Côte d’Ivoire: Giving infrastructure development the attention it deserves
Cote d’Ivoire has, over the last six years, carried out some impressive infrastructure projects which are helping to drive the country’s expanding trade and giving its economy a shot in the arm. The years of political chaos seem to be clearly behind Ivorians and they work relentlessly to redesign a new future for generations to come. The government has continued to expand its infrastructure network so as to bring peace and prosperity to the country. The current government has made infrastructure development a key component of its National Development Plan.
After suffering as a result of many years of neglect, Côte d’Ivoire’s infrastructure is receiving much-needed attention. Expansion of transport networks across the country has become imperative, with an impressive headline growth rate in 2018 and increasing urbanization that is exerting much pressure on existing networks. Increased congestion, from both higher domestic and international trading, is putting added strain on roads, ports and railroad systems.
Despite a decade of conflict, the country still enjoys several critical advantages, including an extensive network of paved road, competitive port infrastructure through which to export its natural resources, and a revamped aviation sector that has positioned the country as a regional aviation hub for West Africa.
To achieve its goal of modernizing the country’s infrastructure, the current government has undertaken reforms aimed at bolstering the transport sector’s physical infrastructure, including the growing use of the public-private partnerships (PPPs) as a means to attract private financing and management into strategic infrastructure such as ports, airports and land transport routes.
But it is the country’s road infrastructure that is growing by leaps and bounds. The government’s reform efforts are not only attracting foreign investors, they are also drawing the attention of development finance institutions like the World Bank and the African Development Bank (AfDB) Group.
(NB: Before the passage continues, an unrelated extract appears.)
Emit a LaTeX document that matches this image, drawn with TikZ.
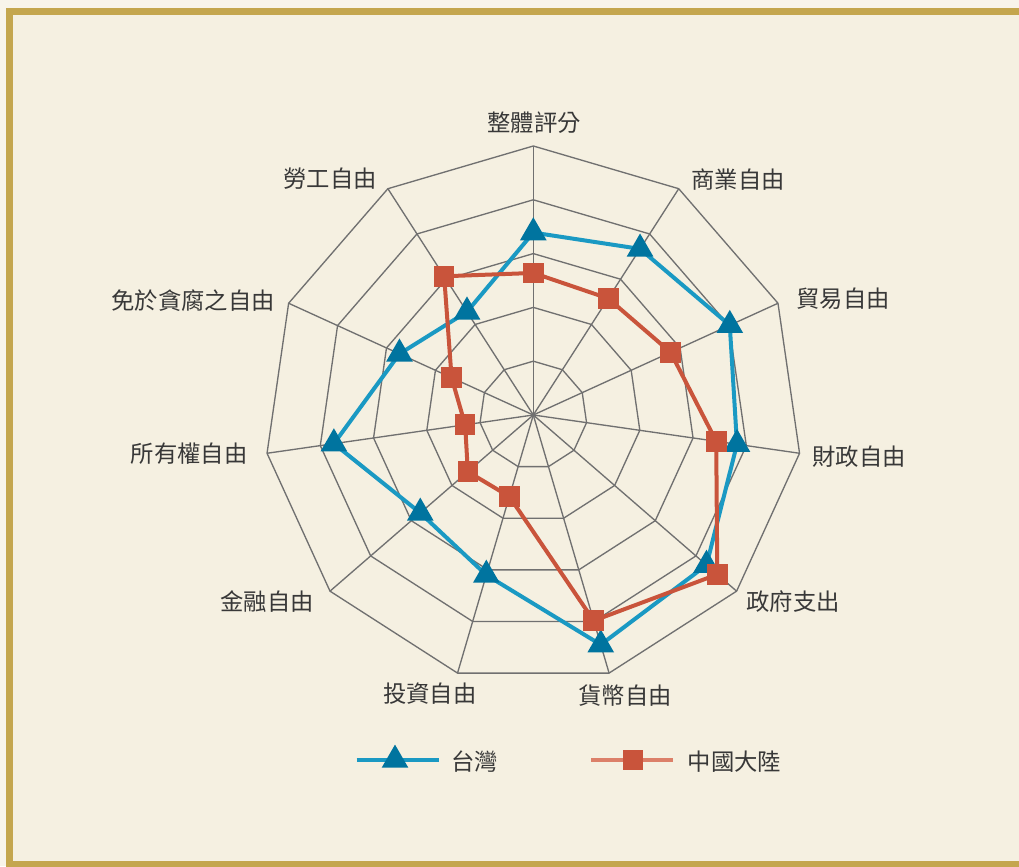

Based on this, the AfDB has been playing a key role in the development of the country’s road infrastructure.
After having participated in the financing of the Henri Konan Bedietoll bridge, the AfDB is now involved in the Abidjan urban transport project designed to improve the living conditions of the city’s inhabitants.
Indeed, it was initiated due to the combined effect of population growth, the rapid increase in the number of motor vehicles and the decline of public transport systems, the road network and traffic control system have proved to be inadequate to ensure the flow of the increasing volume of traffic.
The project concerns the construction of 87.9 kilometers of urban expressways, a 1 400-metre long bridge and 6 interchanges, the rehabilitation of traffic lights at 89 intersections, air quality assessment, urban waste management as well as the strengthening of existing capacity in traffic control, urban planning, domestic revenue mobilization, road safety, and natural ecosystem protection.
The project, which is being currently implemented will help to improve traffic flow, reduce road accidents, strengthen urban management, improve air quality, increase household incomes, reclaim waste, reduce greenhouse gases, and improve the quality of life of the population. The total cost of the project is estimated at UA 610.94 million.The project will benefit all the residents of Abidjan estimated at some 6 million.
Côte d’Ivoire has relatively well-developed infrastructure backbones. It has a good national power grid and a national Information and Communication Technology (ICT) backbone. The northern regions are connected with the rest of the country,despite their low population density. Côte d’Ivoire’s infrastructure networks (including road, rail, power, and ICT) are generally integrated with those of neighbouring Burkina Faso.
Côte d’Ivoire can develop its infrastructure potential and turn it into wealth to benefit the country and future generations. For this reason the government is reforming its infrastructure to attract private sector investment and to build a competitive economy.